MOE has a duty to protect the human rights of LGBTQ+ students in its care. Your recent statements on this matter have not acknowledged the harm your schools have done to trans students, nor committed to concrete actions to alleviate this harm. You have merely stated that your current practices are good enough when it is abundantly clear from the testimonies of trans students that they are not. MOE seems more invested in defending itself than in caring for the well-being of trans students.
The cost of MOE’s failures in eradicating these harmful practices is the health, well-being, and sometimes, the lives of LGBTQ+ students. And that is too great a cost for us to bear.
In schools, children and young people learn how to treat others in society. Civic lessons instruct them to respect and be kind to others. Do the institutions practise these same values, in their treatment of students? Young people learn much more from what they see others do, rather than what they are told. Schools that practice transphobia reinforce a transphobic society. It is urgent that we put an end to discrimination in schools’ policies and practices.
Today, we build on the work and care of the many groups and individuals who have spoken for LGBTQ+ rights over the years, even though each of us acts alone, and not in affiliation with any association. We believe that gathering in support of our beliefs is an important and legitimate form of expression in a democratic society, and we are putting our bodies on the line to stand in solidarity with all LGBT students, past and present.
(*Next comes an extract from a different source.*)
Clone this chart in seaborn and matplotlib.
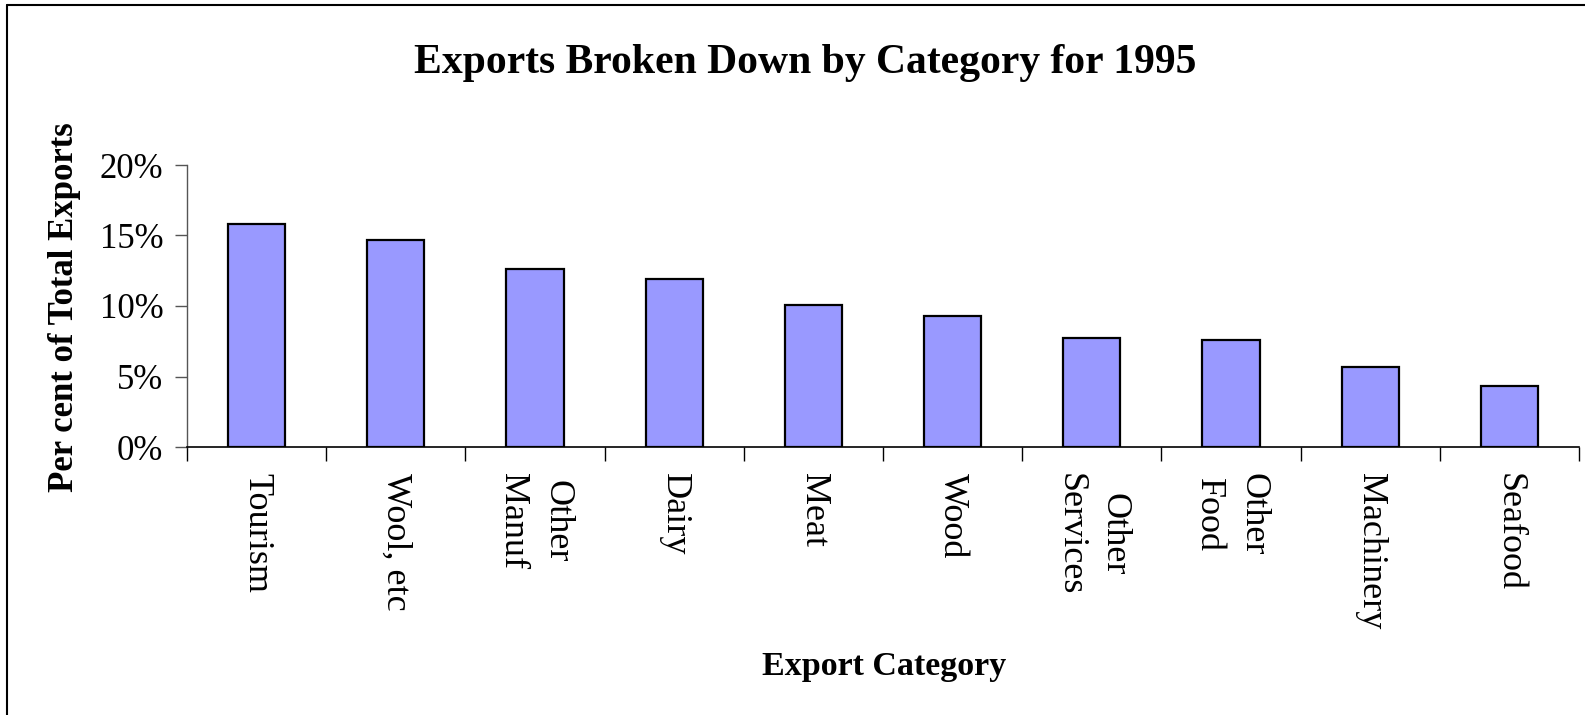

We envision a society that cares deeply for the well-being of all children in Singapore, where no child has to struggle to survive, and has every opportunity to thrive in the life they have chosen for themselves.
We urge MOE to acknowledge and apologise for the harm done by schools to LGBTQ+ students through their schools’ discriminatory practices, and to clearly and explicitly commit to end such discrimination in the education environment. This must include working closely with students themselves and LGBTQ+ groups to understand their concerns, and to draw on and implement their existing concrete ideas and expertise.